As the Detroit metropolitan area increases in size, now encompassing a geographic region of 870 square miles, demand for small town life (better schools, less traffic and crime, etc.) has accounted for a particular type of housing demand and development. The computing distance is now over one hour for half of the daily driving workforce, yet the trade-off of land (often with horses), waterfront sites, or just more house for the money have spurred a demand for property in outlaying, former lake-resort communities, like Fenton, Michigan where I live.
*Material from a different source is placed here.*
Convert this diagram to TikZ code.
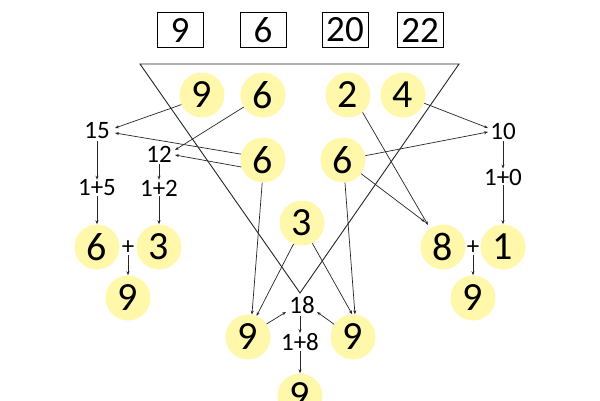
\documentclass[tikz,border=0pt]{standalone}
\usepackage{fontspec}
\setmainfont{Carlito}
\usetikzlibrary{arrows.meta}
\definecolor{circfill}{RGB}{255,248,170}
\begin{document}
\begin{tikzpicture}[x=1pt,y=-1pt,
  circ/.style={circle, fill=circfill, minimum size=45pt, inner sep=0pt, font=\fontsize{40}{40}\selectfont},
  boxn/.style={draw, line width=0.9pt, minimum width=46pt, minimum height=35pt, inner sep=0pt, font=\fontsize{37}{37}\selectfont},
  lbl/.style={inner sep=0pt, font=\fontsize{25}{25}\selectfont},
  conn/.style={line width=0.7pt, draw=black!85},
  arr/.style={conn, -{Stealth[length=4pt,width=3pt]}}]
\useasboundingbox (0,0) rectangle (600,400);
\fill[white] (0,0) rectangle (600,400);
% top boxes
\node[boxn] (b1) at (180,30) {9};
\node[boxn] (b2) at (263,30) {6};
\node[boxn] (b3) at (345,30) {20};
\node[boxn] (b4) at (420,30) {22};
% triangle
\coordinate (tl) at (140,64);
\coordinate (tr) at (459,64);
\coordinate (ta) at (300,293);
\draw[conn, line width=0.9pt] (tl) -- (tr) -- (ta) -- cycle;
% circles
\node[circ] (c9a) at (202,95) {9};
\node[circ] (c6a) at (263,95) {6};
\node[circ] (c6m) at (263,160) {6};
\node[circ] (c2) at (348,95) {2};
\node[circ] (c4) at (403,95) {4};
\node[circ] (c6r) at (343,160) {6};
\node[circ] (c3) at (302,223) {3};
\node[circ] (c8) at (443,247) {8};
\node[circ] (c1) at (503,247) {1};
\node[circ] (c9r) at (473,298) {9};
\node[circ] (c6l) at (97,247) {6};
\node[circ] (c3l) at (159,247) {3};
\node[circ] (c9l) at (128,298) {9};
\node[circ] (c9L) at (248,337) {9};
\node[circ] (c9R) at (353,337) {9};
\node[circ] (c9B) at (300,396) {9};
% labels
\node[lbl] (n15) at (97,131) {15};
\node[lbl] (s15) at (97,188) {1+5};
\node[lbl] (n12) at (159,154) {12};
\node[lbl] (s12) at (159,188) {1+2};
\node[lbl] (n10) at (503,131) {10};
\node[lbl] (s10) at (503,177) {1+0};
\node[lbl] (n18) at (302,305) {18};
\node[lbl] (s18) at (300,342) {1+8};
\node[lbl] (pl) at (128,248) {+};
\node[lbl] (pr) at (473,248) {+};
% arrow tip points
\coordinate (p15a) at (115,128);
\coordinate (p15b) at (115,133);
\coordinate (p12a) at (175,150);
\coordinate (p12b) at (175,155);
\coordinate (p10a) at (488,128);
\coordinate (p10b) at (488,132);
\coordinate (p8a) at (428,225);
\coordinate (p8b) at (425,222);
\coordinate (p18a) at (286,312);
\coordinate (p18b) at (317,312);
% connectors to 15, 12
\draw[arr] (c9a.205) -- (p15a);
\draw[arr] (c6m.165) -- (p15b);
\draw[arr] (c6a) -- (p12a);
\draw[arr] (c6m.198) -- (p12b);
% connectors to 10
\draw[arr] (c4) -- (p10a);
\draw[arr] (c6r) -- (p10b);
% connectors to 8
\draw[arr] (c2.-50) -- (p8a);
\draw[arr] (c6r) -- (p8b);
% vertical chains
\draw[arr] (n15.south) ++(0,2) -- (s15.north);
\draw[arr] (s15.south) -- (c6l.north);
\draw[arr] (n12.south) ++(0,2) -- (s12.north);
\draw[arr] (s12.south) -- (c3l.north);
\draw[arr] (n10.south) ++(0,2) -- (s10.north);
\draw[arr] (s10.south) -- (c1.north);
\draw[arr] (pl.south) -- (c9l.north);
\draw[arr] (pr.south) -- (c9r.north);
% centre
\draw[arr] (c6m.268) -- (c9L.80);
\draw[arr] (c3.-112) -- (c9L.68);
\draw[arr] (c3.-63) -- (c9R.92);
\draw[arr] (c6r.-85) -- (c9R.85);
\draw[arr] (c9L.35) -- (p18a);
\draw[arr] (c9R.146) -- (p18b);
\draw[arr] (n18.south) ++(-2,2) -- (s18.north);
\draw[arr] (s18.south) -- (c9B.north);
\end{tikzpicture}
\end{document}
A modern environmental irony is represented by this shift, as the usage of waterfront and watershed related properties have increased, so have the problems of maintaining and preserving the natural health and beauty of the landscapes so in demand. The current architectural details of a newly built lake house rivals excesses of inner-urban, high-demand areas – zero-lot boundaries, multi-story designs, large garages (for boats and other recreational vehicles), paved driveways, and finely developed landscape designs. All of these produce unforeseen consequences of contaminating the water, wetlands, and ground water that feed the larger bodies of water. According to current study, pollution in rural areas is shifting from farming to development. From the Center for Disease Control Study of 2004,
“Water quality may be affected in several ways. With better control of "point sources" of water pollution -- factories, sewage treatment plants, and similar facilities -- "non-point source" water pollution has emerged as the major threat to water supplies. Non-point source water pollution occurs when rainfall or snowmelt moves over and through the ground, picking up contaminants and depositing them into surface water \(lakes, rivers, wetlands, and coastal waters\) and groundwater.
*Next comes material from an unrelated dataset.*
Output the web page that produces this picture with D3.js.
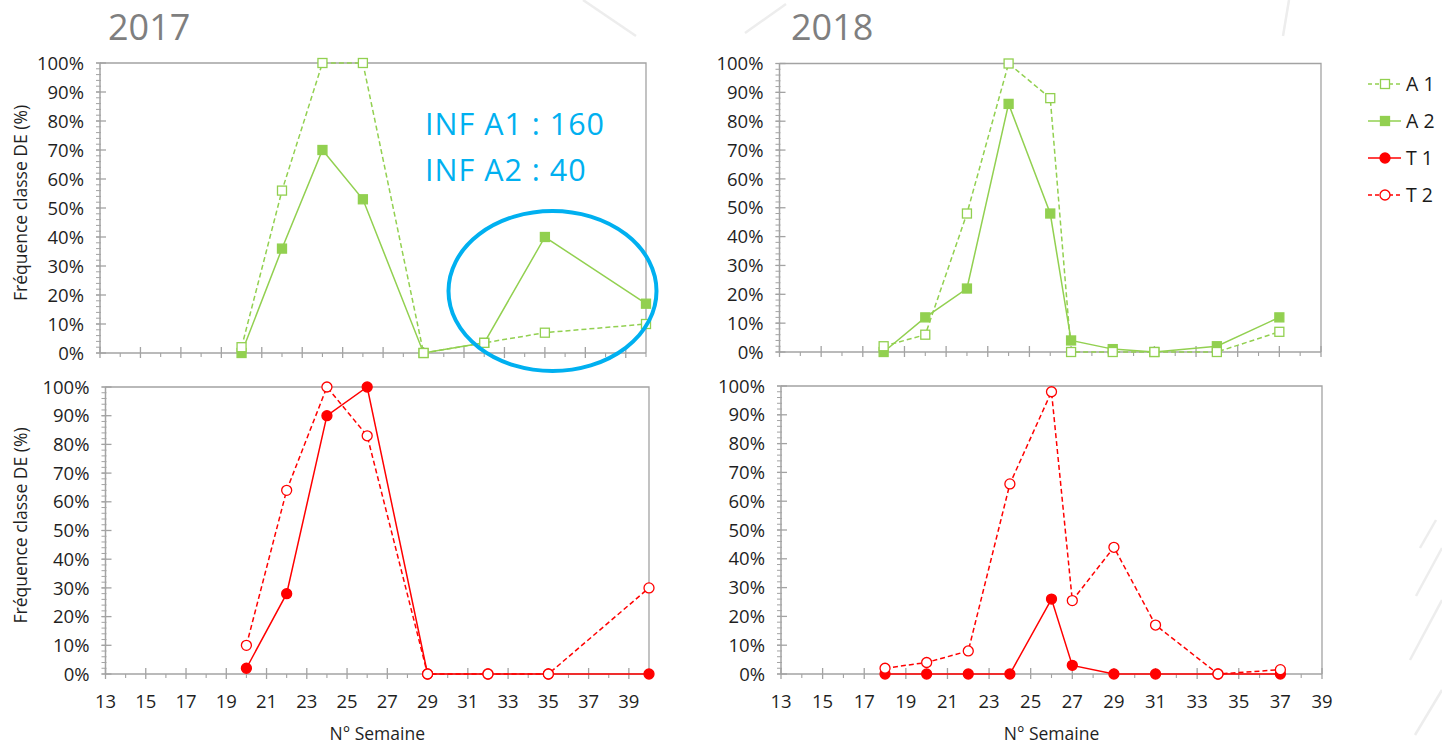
<!DOCTYPE html>
<html><head><meta charset="utf-8">
<script src="https://cdn.jsdelivr.net/npm/d3@7"></script>
<style>body{margin:0;background:#fff}svg{display:block}text{font-family:"Open Sans",sans-serif}</style>
</head><body>
<svg id="c" width="1442" height="746"></svg>
<script>
// ---------- data ----------
const years = ["2017", "2018"];
const weeks2017 = [20, 22, 24, 26, 29, 32, 35, 40];
const A1_2017 = [2, 56, 100, 100, 0, 3.5, 7, 10];
const A2_2017 = [0, 36, 70, 53, 0, 3.5, 40, 17];
const T1_2017 = [2, 28, 90, 100, 0, 0, 0, 0];
const T2_2017 = [10, 64, 100, 83, 0, 0, 0, 30];
const weeks2018 = [18, 20, 22, 24, 26, 27, 29, 31, 34, 37];
const A1_2018 = [2, 6, 48, 100, 88, 0, 0, 0, 0, 7];
const A2_2018 = [0, 12, 22, 86, 48, 4, 1, 0, 2, 12];
const T1_2018 = [0, 0, 0, 0, 26, 3, 0, 0, 0, 0];
const T2_2018 = [2, 4, 8, 66, 98, 25.5, 44, 17, 0, 1.5];
const xTickLabels = [13, 15, 17, 19, 21, 23, 25, 27, 29, 31, 33, 35, 37, 39];
const yTickLabels = [0, 10, 20, 30, 40, 50, 60, 70, 80, 90, 100];
const seriesNames = ["A 1", "A 2", "T 1", "T 2"];
const annotation = ["INF A1 : 160", "INF A2 : 40"];
const xAxisTitle = "N° Semaine";
const yAxisTitle = "Fréquence classe DE (%)";

// ---------- styles ----------
const GREEN = "#92d050", RED = "#ff0000", AXIS = "#a3a3a3", TXT = "#1f1f1f";
const styles = {
  "A 1": {color: GREEN, dash: "5,3", shape: "square", fill: "#fff"},
  "A 2": {color: GREEN, dash: null, shape: "square", fill: GREEN},
  "T 1": {color: RED, dash: null, shape: "circle", fill: RED},
  "T 2": {color: RED, dash: "5,3", shape: "circle", fill: "#fff"}
};

const svg = d3.select("#c");

// faint background decoration
const deco = [[583,0,636,36],[745,33,786,4],[1289,0,1283,36],[1442,548,1416,596],[1442,600,1410,660],[1442,690,1415,735],[1436,520,1420,548]];
svg.selectAll("line.deco").data(deco).enter().append("line")
  .attr("x1", d=>d[0]).attr("y1", d=>d[1]).attr("x2", d=>d[2]).attr("y2", d=>d[3])
  .attr("stroke", "#ededed").attr("stroke-width", 2.5);

const panels = [
  {box:[100, 646, 353, 63], xmax:40, weeks:weeks2017, series:[["A 2",A2_2017],["A 1",A1_2017]], xlab:false, ylab:true},
  {box:[105.5, 649, 674, 387], xmax:40, weeks:weeks2017, series:[["T 1",T1_2017],["T 2",T2_2017]], xlab:true, ylab:true},
  {box:[779.5, 1321, 352, 63.5], xmax:39, weeks:weeks2018, series:[["A 2",A2_2018],["A 1",A1_2018]], xlab:false, ylab:false},
  {box:[781, 1322, 674, 386], xmax:39, weeks:weeks2018, series:[["T 1",T1_2018],["T 2",T2_2018]], xlab:true, ylab:false}
];

function marker(g, st, px, py) {
  if (st.shape === "square") {
    g.append("rect").attr("x", px-4.5).attr("y", py-4.5).attr("width", 9).attr("height", 9)
      .attr("fill", st.fill).attr("stroke", st.color).attr("stroke-width", 1.3);
  } else {
    g.append("circle").attr("cx", px).attr("cy", py).attr("r", 5)
      .attr("fill", st.fill).attr("stroke", st.color).attr("stroke-width", 1.3);
  }
}

panels.forEach(p => {
  const [x0, x1, y0, y1] = p.box;
  const x = d3.scaleLinear().domain([13, p.xmax]).range([x0, x1]);
  const y = d3.scaleLinear().domain([0, 100]).range([y0, y1]);
  const g = svg.append("g");
  // border (top, right)
  g.append("path").attr("d", `M${x0},${y1}H${x1}V${y0}`).attr("fill","none").attr("stroke",AXIS).attr("stroke-width",1.3);
  // y minor ticks
  d3.range(0, 101, 2).forEach(v => {
    g.append("line").attr("x1", x0-4).attr("x2", x0+1).attr("y1", y(v)).attr("y2", y(v)).attr("stroke", AXIS).attr("stroke-width", 1);
  });
  yTickLabels.forEach(v => {
    g.append("line").attr("x1", x0-4).attr("x2", x0+6).attr("y1", y(v)).attr("y2", y(v)).attr("stroke", AXIS).attr("stroke-width", 1.3);
    g.append("text").attr("x", x0-16).attr("y", y(v)).attr("dy", "0.36em").attr("text-anchor","end")
      .attr("font-size", 18.5).attr("fill", TXT).text(v + "%");
  });
  // x ticks
  d3.range(14, p.xmax+1, 2).forEach(v => {
    g.append("line").attr("x1", x(v)).attr("x2", x(v)).attr("y1", y0).attr("y2", y0+4).attr("stroke", AXIS).attr("stroke-width", 1.1);
  });
  xTickLabels.forEach(v => {
    g.append("line").attr("x1", x(v)).attr("x2", x(v)).attr("y1", y0-6).attr("y2", y0+5).attr("stroke", AXIS).attr("stroke-width", 1.3);
    if (p.xlab) g.append("text").attr("x", x(v)).attr("y", y0+34).attr("text-anchor","middle")
      .attr("font-size", 18.5).attr("fill", TXT).text(v);
  });
  // axes lines
  g.append("line").attr("x1", x0).attr("x2", x0).attr("y1", y0).attr("y2", y1).attr("stroke", AXIS).attr("stroke-width", 1.5);
  g.append("line").attr("x1", x0).attr("x2", x1).attr("y1", y0).attr("y2", y0).attr("stroke", AXIS).attr("stroke-width", 1.5);
  if (p.xlab) g.append("text").attr("x", (x0+x1)/2).attr("y", y0+66).attr("text-anchor","middle")
      .attr("font-size", 17.5).attr("fill", TXT).text(xAxisTitle);
  if (p.ylab) g.append("text").attr("transform", `translate(21,${(y0+y1)/2-5}) rotate(-90)`)
      .attr("text-anchor","middle").attr("dy","0.35em").attr("font-size", 17.5).attr("fill", TXT).text(yAxisTitle);
  // series
  const line = d3.line().x(d => x(d[0])).y(d => y(d[1]));
  p.series.forEach(([name, vals]) => {
    const st = styles[name];
    const pts = p.weeks.map((w, i) => [w, vals[i]]);
    const sg = g.append("g");
    sg.append("path").attr("d", line(pts)).attr("fill","none").attr("stroke", st.color)
      .attr("stroke-width", 1.5).attr("stroke-dasharray", st.dash);
    pts.forEach(d => marker(sg, st, x(d[0]), y(d[1])));
  });
});

// titles
svg.append("text").attr("x", 108).attr("y", 39.5).attr("font-size", 36).attr("fill", "#7f7f7f").text(years[0]);
svg.append("text").attr("x", 791).attr("y", 39.5).attr("font-size", 36).attr("fill", "#7f7f7f").text(years[1]);

// annotation
annotation.forEach((t, i) => {
  svg.append("text").attr("x", 425).attr("y", 135 + i*46).attr("font-size", 30.5)
    .attr("letter-spacing", 1).attr("fill", "#00b0f0").text(t);
});
svg.append("ellipse").attr("cx", 552.5).attr("cy", 291).attr("rx", 104).attr("ry", 80)
  .attr("fill", "none").attr("stroke", "#00b0f0").attr("stroke-width", 4);

// legend
seriesNames.forEach((n, i) => {
  const st = styles[n];
  const ly = 84 + i * 37;
  const lg = svg.append("g");
  lg.append("line").attr("x1", 1368).attr("x2", 1401).attr("y1", ly).attr("y2", ly)
    .attr("stroke", st.color).attr("stroke-width", 1.5).attr("stroke-dasharray", st.dash ? "4,3" : null);
  marker(lg, st, 1385, ly);
  lg.append("text").attr("x", 1406).attr("y", ly).attr("dy", "0.36em").attr("font-size", 19.5)
    .attr("fill", "#1a1a1a").text(n);
});
</script>
</body></html>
Much of this problem is specific to agricultural land, the primary source of contamination by fertilizers, herbicides, and insecticides. However, growing form of non-point source pollution include oil, grease, and toxic chemicals from roadways, parking lots, and other surfaces, and sediment from improperly managed construction sites, other areas from which foliage has been cleared, or eroding stream banks. Studies of the movement of polycyclic aromatic hydrocarbons, zinc, and organic waste suggest that suburban development is associated with high loading of these contaminants in nearby surface water.
The two most obvious sources of trouble are inadequate sewage management and yard nutrient (fertilizer) runoff, each contributing to choking growth of aquatic plant life within the lakes and streams themselves and costing hundreds of thousands of dollars to combat.
My work covers eight years of documenting the continued development and pollution of the watershed and bodies of water in the outlying areas of southeast Michigan.